Design a Twitter hashtag metrics aggregator
Company: Google
Role: Software Engineer
Category: System Design
Difficulty: medium
Interview Round: Onsite
## System Design: Hashtag Metrics Aggregator
Design a service that ingests a high-volume stream of social posts (like tweets) and produces **metrics/aggregations for hashtags** (similar to an ads click aggregator).
### Core use cases
- Ingest events: each post has `post_id`, `user_id`, `timestamp`, `text`, and derived `hashtags[]`.
- Query:
- Get the **count of a given hashtag** over a time range (e.g., last 5 minutes, last 24 hours).
- Get **top N hashtags** over a sliding window (e.g., top 100 in the last 1 minute).
- (Optional) Breakdown by dimension such as `country/region`, `language`, or `platform`.

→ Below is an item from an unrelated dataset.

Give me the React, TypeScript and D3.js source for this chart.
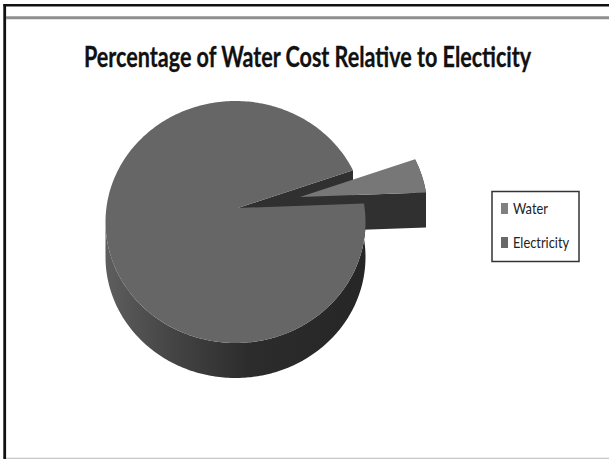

### Requirements to clarify
- Latency SLOs for queries (e.g., p95 < 200 ms).
- Freshness (e.g., results within 5–10 seconds of real-time).
- Scale assumptions (events/sec, number of unique hashtags, query QPS).
- Accuracy expectations:
- Exactly-once vs at-least-once ingestion.
- Handling duplicates, late events, out-of-order timestamps.
### Deliverables
Describe:
- High-level architecture.
- Data model and storage choices (you may start with a simple SQL placeholder, then refine).
- Stream processing and windowing strategy.
- APIs.
- How you handle backfill/reprocessing, failures, and hot hashtags.
- Caching and concurrency considerations.
Quick Answer: This question evaluates competency in designing scalable, low-latency real-time stream processing and aggregation systems, covering concepts such as windowing and stateful processing, data modeling, fault tolerance, hot-key handling, and API/query performance.